The problem: Exactly and only the lines from the one containing "Write a LaTeX" through the one containing "(2,2) rectangle (1146,481);" belong in your copy. Pictures do not.

#### Task inputs

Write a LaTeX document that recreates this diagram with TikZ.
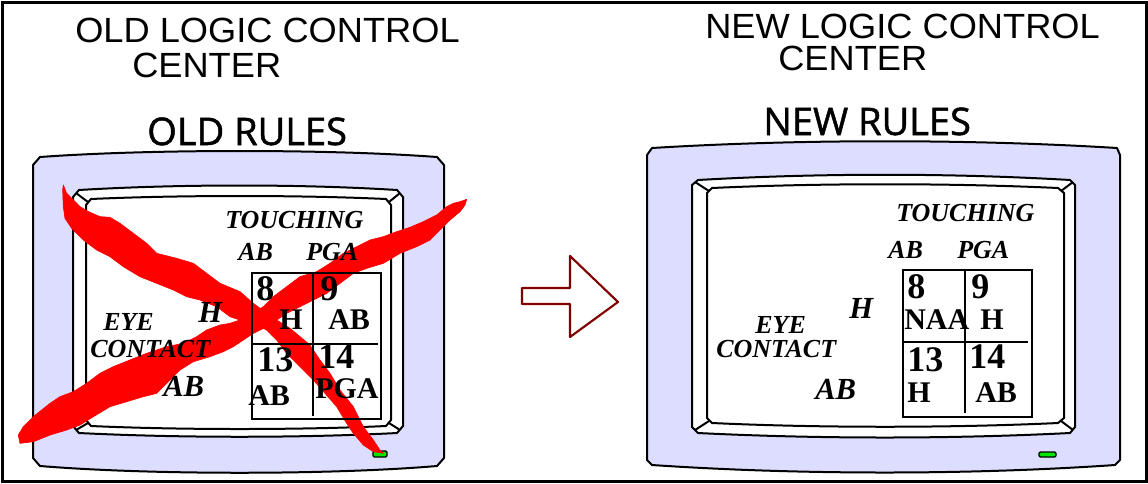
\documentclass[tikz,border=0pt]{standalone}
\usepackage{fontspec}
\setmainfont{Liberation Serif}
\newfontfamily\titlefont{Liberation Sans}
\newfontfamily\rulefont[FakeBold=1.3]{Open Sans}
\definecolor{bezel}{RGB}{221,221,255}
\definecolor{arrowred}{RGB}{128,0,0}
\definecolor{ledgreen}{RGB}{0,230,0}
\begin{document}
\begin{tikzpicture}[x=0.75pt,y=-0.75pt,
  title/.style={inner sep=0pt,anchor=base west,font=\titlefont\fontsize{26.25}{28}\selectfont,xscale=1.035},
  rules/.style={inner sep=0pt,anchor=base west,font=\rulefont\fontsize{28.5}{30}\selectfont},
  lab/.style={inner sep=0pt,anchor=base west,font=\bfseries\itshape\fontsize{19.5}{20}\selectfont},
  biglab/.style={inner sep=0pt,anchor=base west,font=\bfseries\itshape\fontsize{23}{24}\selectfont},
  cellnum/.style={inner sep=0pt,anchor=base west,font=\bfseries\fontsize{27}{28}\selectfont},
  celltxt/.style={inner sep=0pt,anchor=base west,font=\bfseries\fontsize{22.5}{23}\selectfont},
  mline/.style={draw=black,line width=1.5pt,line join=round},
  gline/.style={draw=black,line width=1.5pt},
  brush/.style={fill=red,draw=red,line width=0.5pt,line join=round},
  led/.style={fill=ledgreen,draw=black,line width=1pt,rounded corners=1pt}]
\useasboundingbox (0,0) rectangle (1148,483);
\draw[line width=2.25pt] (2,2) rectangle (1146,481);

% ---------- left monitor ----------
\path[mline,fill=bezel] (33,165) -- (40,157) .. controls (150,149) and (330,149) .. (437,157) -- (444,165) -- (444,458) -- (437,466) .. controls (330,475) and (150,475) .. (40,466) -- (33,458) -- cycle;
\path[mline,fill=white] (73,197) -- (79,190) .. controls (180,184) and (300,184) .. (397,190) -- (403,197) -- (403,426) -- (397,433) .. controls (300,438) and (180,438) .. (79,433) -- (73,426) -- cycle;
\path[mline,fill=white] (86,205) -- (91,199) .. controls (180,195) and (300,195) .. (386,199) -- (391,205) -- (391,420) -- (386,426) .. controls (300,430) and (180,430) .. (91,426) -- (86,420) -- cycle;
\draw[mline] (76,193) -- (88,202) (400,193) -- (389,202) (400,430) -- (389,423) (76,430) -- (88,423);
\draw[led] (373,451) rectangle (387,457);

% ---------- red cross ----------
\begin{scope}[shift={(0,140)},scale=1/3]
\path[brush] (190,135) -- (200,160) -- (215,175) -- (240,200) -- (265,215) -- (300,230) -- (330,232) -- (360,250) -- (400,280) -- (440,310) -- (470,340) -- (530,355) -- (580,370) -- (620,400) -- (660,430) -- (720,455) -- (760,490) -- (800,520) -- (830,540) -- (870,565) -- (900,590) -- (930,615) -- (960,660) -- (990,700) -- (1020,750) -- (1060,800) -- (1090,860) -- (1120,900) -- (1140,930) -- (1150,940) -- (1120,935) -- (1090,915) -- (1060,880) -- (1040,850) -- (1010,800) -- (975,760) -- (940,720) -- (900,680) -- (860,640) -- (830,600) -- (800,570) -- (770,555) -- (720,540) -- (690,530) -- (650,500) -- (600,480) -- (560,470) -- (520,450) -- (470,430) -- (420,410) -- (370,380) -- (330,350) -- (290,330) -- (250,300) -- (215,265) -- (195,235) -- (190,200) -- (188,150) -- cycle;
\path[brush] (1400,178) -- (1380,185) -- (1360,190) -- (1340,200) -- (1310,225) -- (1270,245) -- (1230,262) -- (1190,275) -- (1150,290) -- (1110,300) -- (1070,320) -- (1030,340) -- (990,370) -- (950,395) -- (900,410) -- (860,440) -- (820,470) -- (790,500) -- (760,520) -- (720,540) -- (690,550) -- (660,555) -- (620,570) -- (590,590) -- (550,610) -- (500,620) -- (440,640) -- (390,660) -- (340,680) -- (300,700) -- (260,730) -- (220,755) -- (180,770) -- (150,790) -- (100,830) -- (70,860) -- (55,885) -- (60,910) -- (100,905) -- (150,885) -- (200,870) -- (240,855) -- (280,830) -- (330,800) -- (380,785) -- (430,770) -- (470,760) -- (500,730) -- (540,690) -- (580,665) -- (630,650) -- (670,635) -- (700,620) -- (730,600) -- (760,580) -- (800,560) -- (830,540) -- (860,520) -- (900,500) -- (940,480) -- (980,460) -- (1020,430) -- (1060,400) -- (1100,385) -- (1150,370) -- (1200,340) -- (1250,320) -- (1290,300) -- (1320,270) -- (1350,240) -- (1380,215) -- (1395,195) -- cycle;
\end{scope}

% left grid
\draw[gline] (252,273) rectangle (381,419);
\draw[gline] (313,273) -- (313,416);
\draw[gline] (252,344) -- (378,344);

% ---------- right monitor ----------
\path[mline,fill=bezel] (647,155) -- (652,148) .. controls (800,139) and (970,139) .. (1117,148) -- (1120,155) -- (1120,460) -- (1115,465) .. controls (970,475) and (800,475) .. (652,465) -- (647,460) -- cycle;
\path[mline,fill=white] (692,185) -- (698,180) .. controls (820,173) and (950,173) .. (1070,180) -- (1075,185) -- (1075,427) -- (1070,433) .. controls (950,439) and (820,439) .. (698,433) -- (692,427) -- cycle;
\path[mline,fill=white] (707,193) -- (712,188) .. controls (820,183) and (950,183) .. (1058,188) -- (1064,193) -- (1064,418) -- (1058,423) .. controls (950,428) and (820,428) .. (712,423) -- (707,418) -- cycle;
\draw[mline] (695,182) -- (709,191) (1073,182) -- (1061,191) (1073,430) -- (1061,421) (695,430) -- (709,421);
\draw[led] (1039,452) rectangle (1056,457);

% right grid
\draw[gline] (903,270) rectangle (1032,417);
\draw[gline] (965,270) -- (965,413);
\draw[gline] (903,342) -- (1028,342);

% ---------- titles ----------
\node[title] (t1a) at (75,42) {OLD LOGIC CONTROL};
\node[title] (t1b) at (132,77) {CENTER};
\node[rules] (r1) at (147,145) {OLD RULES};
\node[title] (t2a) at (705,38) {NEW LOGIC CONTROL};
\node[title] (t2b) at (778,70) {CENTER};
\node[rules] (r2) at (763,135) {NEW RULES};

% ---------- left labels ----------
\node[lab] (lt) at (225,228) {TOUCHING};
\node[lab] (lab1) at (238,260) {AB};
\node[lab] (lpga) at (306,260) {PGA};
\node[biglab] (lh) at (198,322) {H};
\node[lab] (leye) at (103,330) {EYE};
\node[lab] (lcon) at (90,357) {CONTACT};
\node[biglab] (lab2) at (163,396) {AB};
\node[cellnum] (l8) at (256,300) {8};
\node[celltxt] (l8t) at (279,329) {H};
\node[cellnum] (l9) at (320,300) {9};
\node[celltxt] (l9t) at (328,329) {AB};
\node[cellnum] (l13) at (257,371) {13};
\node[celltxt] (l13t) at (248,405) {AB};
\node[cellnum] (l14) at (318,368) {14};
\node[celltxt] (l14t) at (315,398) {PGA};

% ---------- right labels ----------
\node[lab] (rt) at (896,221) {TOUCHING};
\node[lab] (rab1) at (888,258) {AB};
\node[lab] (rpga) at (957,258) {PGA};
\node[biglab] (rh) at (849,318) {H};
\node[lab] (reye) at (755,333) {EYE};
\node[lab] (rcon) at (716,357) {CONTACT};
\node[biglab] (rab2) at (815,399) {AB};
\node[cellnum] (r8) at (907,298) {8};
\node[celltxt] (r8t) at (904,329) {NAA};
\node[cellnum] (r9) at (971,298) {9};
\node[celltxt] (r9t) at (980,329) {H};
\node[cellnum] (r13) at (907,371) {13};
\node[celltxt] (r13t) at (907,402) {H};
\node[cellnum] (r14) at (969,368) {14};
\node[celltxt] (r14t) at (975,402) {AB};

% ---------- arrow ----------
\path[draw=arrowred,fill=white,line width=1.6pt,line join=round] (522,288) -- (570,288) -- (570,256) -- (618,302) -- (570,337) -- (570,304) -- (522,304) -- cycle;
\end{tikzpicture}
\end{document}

########
#### Task inputs

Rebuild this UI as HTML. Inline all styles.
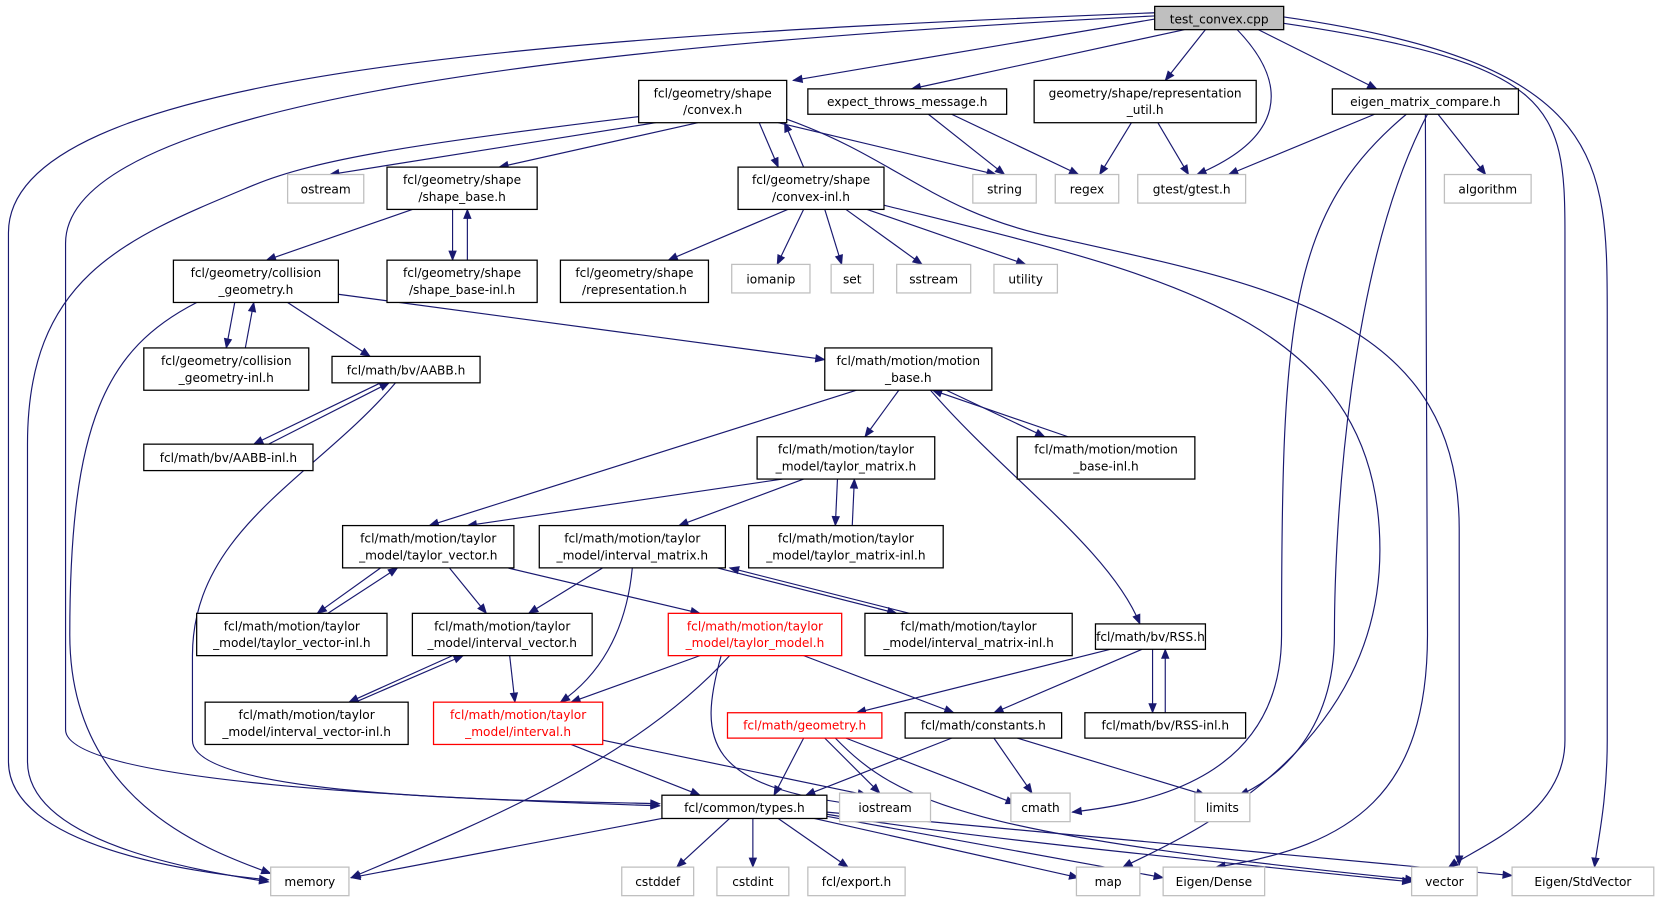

########

Solved problem:
Write a LaTeX document that recreates this diagram with TikZ.
\documentclass[tikz,border=0pt]{standalone}
\usepackage{fontspec}
\setmainfont{Liberation Serif}
\newfontfamily\titlefont{Liberation Sans}
\newfontfamily\rulefont[FakeBold=1.3]{Open Sans}
\definecolor{bezel}{RGB}{221,221,255}
\definecolor{arrowred}{RGB}{128,0,0}
\definecolor{ledgreen}{RGB}{0,230,0}
\begin{document}
\begin{tikzpicture}[x=0.75pt,y=-0.75pt,
  title/.style={inner sep=0pt,anchor=base west,font=\titlefont\fontsize{26.25}{28}\selectfont,xscale=1.035},
  rules/.style={inner sep=0pt,anchor=base west,font=\rulefont\fontsize{28.5}{30}\selectfont},
  lab/.style={inner sep=0pt,anchor=base west,font=\bfseries\itshape\fontsize{19.5}{20}\selectfont},
  biglab/.style={inner sep=0pt,anchor=base west,font=\bfseries\itshape\fontsize{23}{24}\selectfont},
  cellnum/.style={inner sep=0pt,anchor=base west,font=\bfseries\fontsize{27}{28}\selectfont},
  celltxt/.style={inner sep=0pt,anchor=base west,font=\bfseries\fontsize{22.5}{23}\selectfont},
  mline/.style={draw=black,line width=1.5pt,line join=round},
  gline/.style={draw=black,line width=1.5pt},
  brush/.style={fill=red,draw=red,line width=0.5pt,line join=round},
  led/.style={fill=ledgreen,draw=black,line width=1pt,rounded corners=1pt}]
\useasboundingbox (0,0) rectangle (1148,483);
\draw[line width=2.25pt] (2,2) rectangle (1146,481);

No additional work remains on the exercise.